Je pense qu’il faut commencer par interroger les besoins des collaborateurs. Dans certaines entreprises, il y a la mise en place d’un service de télémédecine, des consultations de psychologues ouvertes aux salariés et leur famille. D'autres améliorent leur couverture mutuelle sur les médecines douces ou encore ont octroyé un budget complémentaire à leurs collaborateurs qui souhaitaient s’équiper de matériel pour faciliter le télétravail. Toutes ces solutions sont un réel gain pour les salariés et un coût pour l’entreprise, mais participent sincèrement à la qualité de vie au travail et donc à l’engagement des collaborateurs. Je le rappelle, les moyens sont un pilier de l’engagement.
Pour les entreprises qui souhaitent retenir leur effectif, susciter l’engagement sans gonfler la masse salariale, l'un des options peut être la semaine de quatre jours payée à 100%. Je mets au défi les entreprises de la mettre en place sur quelques mois et de revenir vers moi s'ils constatent une vraie baisse de productivité. Je paye le café si j’ai tort !
Je l’ai déjà observé : la semaine de quatre jours fonctionne. Les collaborateurs travaillent moins mais mieux ; il n'y a plus de place pour papillonner. Les collaborateurs sont plus performants et plus créatifs. Certaines études ont montré qu’on était vraiment productif moins de 3h par jour. A méditer !
Dans ce contexte comment vont évoluer les RH ?
Ce que je note, c’est que les crises suscitent deux types de comportements, et pas de manière équilibrée, on est loin du 50/50 :
- Le comportement le plus résiliant, voire « héroïque » qui aspire à plus de respect où on se dit « Ok, on traverse une crise, comment on peut faire évoluer nos manières de faire pour évoluer dans le bon sens et participer au développement de l’entreprise ». Malheureusement, la résilience ce n’est pas ce qui se passe le plus en réalité.
- En revanche ce qu’on voit en majorité, c’est un comportement où on se recroqueville sur ce que l’on connait. C’est le plus simple et le plus facile. Et malheureusement, comme on est surchargé de travail et de stress, on ne va pas prendre le temps de se remettre en question et de penser différemment.

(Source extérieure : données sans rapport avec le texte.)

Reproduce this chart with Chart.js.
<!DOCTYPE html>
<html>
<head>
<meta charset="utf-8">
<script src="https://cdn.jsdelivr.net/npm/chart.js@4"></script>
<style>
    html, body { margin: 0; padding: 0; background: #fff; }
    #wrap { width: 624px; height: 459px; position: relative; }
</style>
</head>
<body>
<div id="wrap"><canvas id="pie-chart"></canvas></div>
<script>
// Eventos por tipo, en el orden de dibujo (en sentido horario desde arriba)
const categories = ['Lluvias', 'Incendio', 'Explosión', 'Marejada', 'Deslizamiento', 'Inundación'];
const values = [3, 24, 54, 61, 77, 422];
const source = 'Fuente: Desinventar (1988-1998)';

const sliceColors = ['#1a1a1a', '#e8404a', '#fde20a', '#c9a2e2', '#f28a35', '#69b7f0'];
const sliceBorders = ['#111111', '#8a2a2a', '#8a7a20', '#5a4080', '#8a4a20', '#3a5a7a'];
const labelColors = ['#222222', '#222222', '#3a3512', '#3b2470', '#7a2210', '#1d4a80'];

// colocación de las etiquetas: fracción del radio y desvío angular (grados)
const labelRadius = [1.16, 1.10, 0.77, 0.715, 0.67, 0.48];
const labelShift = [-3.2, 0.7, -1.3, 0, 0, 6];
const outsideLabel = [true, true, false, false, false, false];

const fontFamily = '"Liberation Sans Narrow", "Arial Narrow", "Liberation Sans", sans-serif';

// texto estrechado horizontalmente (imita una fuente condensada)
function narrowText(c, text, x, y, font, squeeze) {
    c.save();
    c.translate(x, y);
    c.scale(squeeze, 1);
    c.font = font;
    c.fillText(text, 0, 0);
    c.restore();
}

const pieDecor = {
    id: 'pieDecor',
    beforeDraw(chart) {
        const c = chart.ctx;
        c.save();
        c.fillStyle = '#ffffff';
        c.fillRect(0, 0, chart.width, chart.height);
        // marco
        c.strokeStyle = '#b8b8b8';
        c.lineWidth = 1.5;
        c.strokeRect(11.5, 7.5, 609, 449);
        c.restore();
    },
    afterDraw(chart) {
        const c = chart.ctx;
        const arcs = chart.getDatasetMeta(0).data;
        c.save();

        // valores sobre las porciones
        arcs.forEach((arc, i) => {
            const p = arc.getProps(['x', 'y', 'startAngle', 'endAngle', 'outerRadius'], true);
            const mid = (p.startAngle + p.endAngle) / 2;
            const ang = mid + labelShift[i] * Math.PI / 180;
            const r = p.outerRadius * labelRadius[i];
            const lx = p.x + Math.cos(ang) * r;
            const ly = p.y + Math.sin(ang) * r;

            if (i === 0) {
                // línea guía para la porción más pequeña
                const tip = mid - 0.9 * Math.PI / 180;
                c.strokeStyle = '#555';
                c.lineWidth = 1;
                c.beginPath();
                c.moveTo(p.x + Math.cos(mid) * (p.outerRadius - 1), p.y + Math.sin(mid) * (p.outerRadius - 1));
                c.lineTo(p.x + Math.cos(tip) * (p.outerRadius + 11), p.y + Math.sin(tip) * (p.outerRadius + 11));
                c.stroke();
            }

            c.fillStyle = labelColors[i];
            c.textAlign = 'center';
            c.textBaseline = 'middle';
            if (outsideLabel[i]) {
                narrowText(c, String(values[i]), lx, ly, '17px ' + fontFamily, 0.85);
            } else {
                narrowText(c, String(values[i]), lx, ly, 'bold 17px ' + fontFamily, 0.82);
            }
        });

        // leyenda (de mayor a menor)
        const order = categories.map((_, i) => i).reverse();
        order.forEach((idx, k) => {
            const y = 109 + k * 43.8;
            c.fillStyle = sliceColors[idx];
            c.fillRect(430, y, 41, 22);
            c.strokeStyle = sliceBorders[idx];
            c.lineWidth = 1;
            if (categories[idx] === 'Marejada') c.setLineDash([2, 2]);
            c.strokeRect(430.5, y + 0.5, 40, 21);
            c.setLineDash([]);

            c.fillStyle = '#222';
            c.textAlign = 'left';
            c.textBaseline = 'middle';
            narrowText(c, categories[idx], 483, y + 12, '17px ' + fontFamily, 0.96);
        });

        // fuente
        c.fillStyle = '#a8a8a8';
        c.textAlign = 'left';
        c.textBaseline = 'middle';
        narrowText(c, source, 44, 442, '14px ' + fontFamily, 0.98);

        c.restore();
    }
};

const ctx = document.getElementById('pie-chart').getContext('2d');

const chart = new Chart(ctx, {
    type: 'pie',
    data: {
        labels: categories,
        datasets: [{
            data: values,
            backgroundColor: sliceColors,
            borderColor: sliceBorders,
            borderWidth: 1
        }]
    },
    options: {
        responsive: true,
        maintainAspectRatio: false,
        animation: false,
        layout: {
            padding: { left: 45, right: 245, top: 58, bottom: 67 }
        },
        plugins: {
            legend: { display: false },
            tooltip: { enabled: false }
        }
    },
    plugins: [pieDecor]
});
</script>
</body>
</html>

Je pense que les RH doivent et vont évoluer là-dessus et s’inspirer de plus en plus des techniques de marketing où le collaborateur n’est pas considéré comme un enfant mais un adulte et surtout une cible. Il faut se poser la question « comment je mets en place mes actions, mes politiques pour que ma cible, mes collaborateurs me donnent ce que je souhaite ? ». Et ce que les RH souhaitent, c'est servir la stratégie de l’entreprise.
Il y a également la notion d’agilité, qui est souvent utilisée dans les métiers du digital mais qui pour moi devrait être appliquée dans les RH, où on observe un échec. Si « ce qu’on a mis en place ne fonctionne pas », alors il faut réfléchir à comment l’améliorer.
Pensez-vous que la rémunération va évoluer à l’avenir ?
J’aimerais vous dire que oui mais… non. Dans les entreprises les plus innovantes il se passera des choses, les processus évolueront mais sur les modèles d’entreprises classiques, les choses mettent beaucoup de temps à évoluer.
Les attentes et les besoins des collaborateurs évoluent bien plus vite et par conséquent, des à-côtés vont émerger mais il n’y aura - malheureusement - pas de révolution à ce niveau.